Copy all of the material word for word, except for the pictures.

## Collected data:
Start

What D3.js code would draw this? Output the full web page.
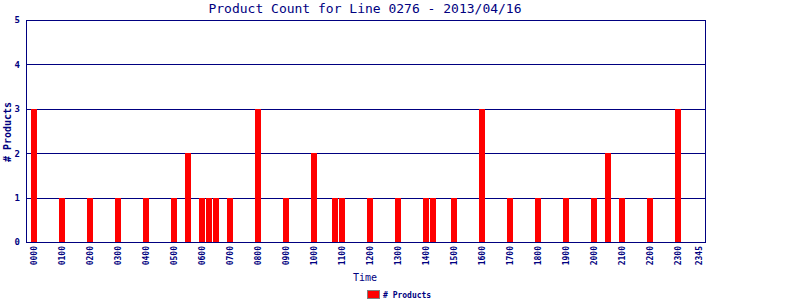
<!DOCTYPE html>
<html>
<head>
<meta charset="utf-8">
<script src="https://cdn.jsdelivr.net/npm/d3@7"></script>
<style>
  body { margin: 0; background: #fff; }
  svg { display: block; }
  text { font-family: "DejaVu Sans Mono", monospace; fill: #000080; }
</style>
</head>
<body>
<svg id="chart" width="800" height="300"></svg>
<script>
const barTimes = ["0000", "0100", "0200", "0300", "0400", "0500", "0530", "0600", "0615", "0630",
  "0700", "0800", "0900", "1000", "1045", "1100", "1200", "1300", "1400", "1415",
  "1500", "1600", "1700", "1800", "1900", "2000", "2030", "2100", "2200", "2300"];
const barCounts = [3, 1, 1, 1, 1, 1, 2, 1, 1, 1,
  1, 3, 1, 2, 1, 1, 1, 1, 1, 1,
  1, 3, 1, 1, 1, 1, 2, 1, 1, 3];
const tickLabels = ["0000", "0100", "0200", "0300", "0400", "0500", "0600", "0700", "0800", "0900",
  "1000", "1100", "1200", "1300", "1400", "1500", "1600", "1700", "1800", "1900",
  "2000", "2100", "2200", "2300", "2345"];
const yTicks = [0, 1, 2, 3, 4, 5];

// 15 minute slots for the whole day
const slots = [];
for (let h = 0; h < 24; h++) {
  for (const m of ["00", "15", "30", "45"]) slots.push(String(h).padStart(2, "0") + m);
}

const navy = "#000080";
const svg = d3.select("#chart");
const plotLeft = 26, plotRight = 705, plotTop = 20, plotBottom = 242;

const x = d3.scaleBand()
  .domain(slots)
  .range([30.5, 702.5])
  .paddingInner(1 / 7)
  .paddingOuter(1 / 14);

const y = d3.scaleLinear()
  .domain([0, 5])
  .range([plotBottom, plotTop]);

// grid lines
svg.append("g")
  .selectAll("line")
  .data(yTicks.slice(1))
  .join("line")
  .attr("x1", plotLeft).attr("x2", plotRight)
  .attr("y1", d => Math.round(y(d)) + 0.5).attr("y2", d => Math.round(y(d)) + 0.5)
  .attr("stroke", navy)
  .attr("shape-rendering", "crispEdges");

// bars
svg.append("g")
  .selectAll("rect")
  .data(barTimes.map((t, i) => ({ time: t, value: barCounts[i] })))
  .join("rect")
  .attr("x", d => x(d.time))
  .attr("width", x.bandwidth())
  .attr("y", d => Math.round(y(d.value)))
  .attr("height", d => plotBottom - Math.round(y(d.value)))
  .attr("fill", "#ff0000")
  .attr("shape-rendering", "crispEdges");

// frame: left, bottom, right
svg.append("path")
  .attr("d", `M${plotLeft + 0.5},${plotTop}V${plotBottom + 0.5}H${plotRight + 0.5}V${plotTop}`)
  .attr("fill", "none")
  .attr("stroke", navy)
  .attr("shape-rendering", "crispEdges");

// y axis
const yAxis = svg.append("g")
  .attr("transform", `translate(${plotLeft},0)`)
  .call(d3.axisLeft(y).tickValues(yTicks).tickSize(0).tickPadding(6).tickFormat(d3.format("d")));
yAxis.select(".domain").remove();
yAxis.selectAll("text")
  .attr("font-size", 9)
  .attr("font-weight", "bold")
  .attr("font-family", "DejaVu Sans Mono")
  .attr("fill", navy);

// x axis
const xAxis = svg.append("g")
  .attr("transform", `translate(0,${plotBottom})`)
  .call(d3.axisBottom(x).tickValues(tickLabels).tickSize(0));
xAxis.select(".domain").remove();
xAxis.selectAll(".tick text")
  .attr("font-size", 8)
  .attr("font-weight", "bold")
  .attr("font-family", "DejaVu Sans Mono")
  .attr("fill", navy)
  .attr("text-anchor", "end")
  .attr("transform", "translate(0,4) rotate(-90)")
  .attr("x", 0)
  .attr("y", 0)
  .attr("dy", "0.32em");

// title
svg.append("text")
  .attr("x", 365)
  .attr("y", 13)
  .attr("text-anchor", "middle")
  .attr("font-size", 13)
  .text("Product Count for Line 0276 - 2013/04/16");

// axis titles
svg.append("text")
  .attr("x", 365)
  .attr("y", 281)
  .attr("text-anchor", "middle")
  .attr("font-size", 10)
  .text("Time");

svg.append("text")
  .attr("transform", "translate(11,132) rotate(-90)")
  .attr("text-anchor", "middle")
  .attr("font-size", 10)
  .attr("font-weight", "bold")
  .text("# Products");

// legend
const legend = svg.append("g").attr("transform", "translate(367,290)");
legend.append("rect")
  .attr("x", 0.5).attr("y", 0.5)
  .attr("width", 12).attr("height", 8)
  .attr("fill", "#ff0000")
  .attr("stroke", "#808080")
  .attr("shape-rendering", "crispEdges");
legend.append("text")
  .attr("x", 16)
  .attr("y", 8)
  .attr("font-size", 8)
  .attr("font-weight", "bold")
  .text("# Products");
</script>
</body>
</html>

End

## Answer:
What D3.js code would draw this? Output the full web page.
<!DOCTYPE html>
<html>
<head>
<meta charset="utf-8">
<script src="https://cdn.jsdelivr.net/npm/d3@7"></script>
<style>
  body { margin: 0; background: #fff; }
  svg { display: block; }
  text { font-family: "DejaVu Sans Mono", monospace; fill: #000080; }
</style>
</head>
<body>
<svg id="chart" width="800" height="300"></svg>
<script>
const barTimes = ["0000", "0100", "0200", "0300", "0400", "0500", "0530", "0600", "0615", "0630",
  "0700", "0800", "0900", "1000", "1045", "1100", "1200", "1300", "1400", "1415",
  "1500", "1600", "1700", "1800", "1900", "2000", "2030", "2100", "2200", "2300"];
const barCounts = [3, 1, 1, 1, 1, 1, 2, 1, 1, 1,
  1, 3, 1, 2, 1, 1, 1, 1, 1, 1,
  1, 3, 1, 1, 1, 1, 2, 1, 1, 3];
const tickLabels = ["0000", "0100", "0200", "0300", "0400", "0500", "0600", "0700", "0800", "0900",
  "1000", "1100", "1200", "1300", "1400", "1500", "1600", "1700", "1800", "1900",
  "2000", "2100", "2200", "2300", "2345"];
const yTicks = [0, 1, 2, 3, 4, 5];

// 15 minute slots for the whole day
const slots = [];
for (let h = 0; h < 24; h++) {
  for (const m of ["00", "15", "30", "45"]) slots.push(String(h).padStart(2, "0") + m);
}

const navy = "#000080";
const svg = d3.select("#chart");
const plotLeft = 26, plotRight = 705, plotTop = 20, plotBottom = 242;

const x = d3.scaleBand()
  .domain(slots)
  .range([30.5, 702.5])
  .paddingInner(1 / 7)
  .paddingOuter(1 / 14);

const y = d3.scaleLinear()
  .domain([0, 5])
  .range([plotBottom, plotTop]);

// grid lines
svg.append("g")
  .selectAll("line")
  .data(yTicks.slice(1))
  .join("line")
  .attr("x1", plotLeft).attr("x2", plotRight)
  .attr("y1", d => Math.round(y(d)) + 0.5).attr("y2", d => Math.round(y(d)) + 0.5)
  .attr("stroke", navy)
  .attr("shape-rendering", "crispEdges");

// bars
svg.append("g")
  .selectAll("rect")
  .data(barTimes.map((t, i) => ({ time: t, value: barCounts[i] })))
  .join("rect")
  .attr("x", d => x(d.time))
  .attr("width", x.bandwidth())
  .attr("y", d => Math.round(y(d.value)))
  .attr("height", d => plotBottom - Math.round(y(d.value)))
  .attr("fill", "#ff0000")
  .attr("shape-rendering", "crispEdges");

// frame: left, bottom, right
svg.append("path")
  .attr("d", `M${plotLeft + 0.5},${plotTop}V${plotBottom + 0.5}H${plotRight + 0.5}V${plotTop}`)
  .attr("fill", "none")
  .attr("stroke", navy)
  .attr("shape-rendering", "crispEdges");

// y axis
const yAxis = svg.append("g")
  .attr("transform", `translate(${plotLeft},0)`)
  .call(d3.axisLeft(y).tickValues(yTicks).tickSize(0).tickPadding(6).tickFormat(d3.format("d")));
yAxis.select(".domain").remove();
yAxis.selectAll("text")
  .attr("font-size", 9)
  .attr("font-weight", "bold")
  .attr("font-family", "DejaVu Sans Mono")
  .attr("fill", navy);

// x axis
const xAxis = svg.append("g")
  .attr("transform", `translate(0,${plotBottom})`)
  .call(d3.axisBottom(x).tickValues(tickLabels).tickSize(0));
xAxis.select(".domain").remove();
xAxis.selectAll(".tick text")
  .attr("font-size", 8)
  .attr("font-weight", "bold")
  .attr("font-family", "DejaVu Sans Mono")
  .attr("fill", navy)
  .attr("text-anchor", "end")
  .attr("transform", "translate(0,4) rotate(-90)")
  .attr("x", 0)
  .attr("y", 0)
  .attr("dy", "0.32em");

// title
svg.append("text")
  .attr("x", 365)
  .attr("y", 13)
  .attr("text-anchor", "middle")
  .attr("font-size", 13)
  .text("Product Count for Line 0276 - 2013/04/16");

// axis titles
svg.append("text")
  .attr("x", 365)
  .attr("y", 281)
  .attr("text-anchor", "middle")
  .attr("font-size", 10)
  .text("Time");

svg.append("text")
  .attr("transform", "translate(11,132) rotate(-90)")
  .attr("text-anchor", "middle")
  .attr("font-size", 10)
  .attr("font-weight", "bold")
  .text("# Products");

// legend
const legend = svg.append("g").attr("transform", "translate(367,290)");
legend.append("rect")
  .attr("x", 0.5).attr("y", 0.5)
  .attr("width", 12).attr("height", 8)
  .attr("fill", "#ff0000")
  .attr("stroke", "#808080")
  .attr("shape-rendering", "crispEdges");
legend.append("text")
  .attr("x", 16)
  .attr("y", 8)
  .attr("font-size", 8)
  .attr("font-weight", "bold")
  .text("# Products");
</script>
</body>
</html>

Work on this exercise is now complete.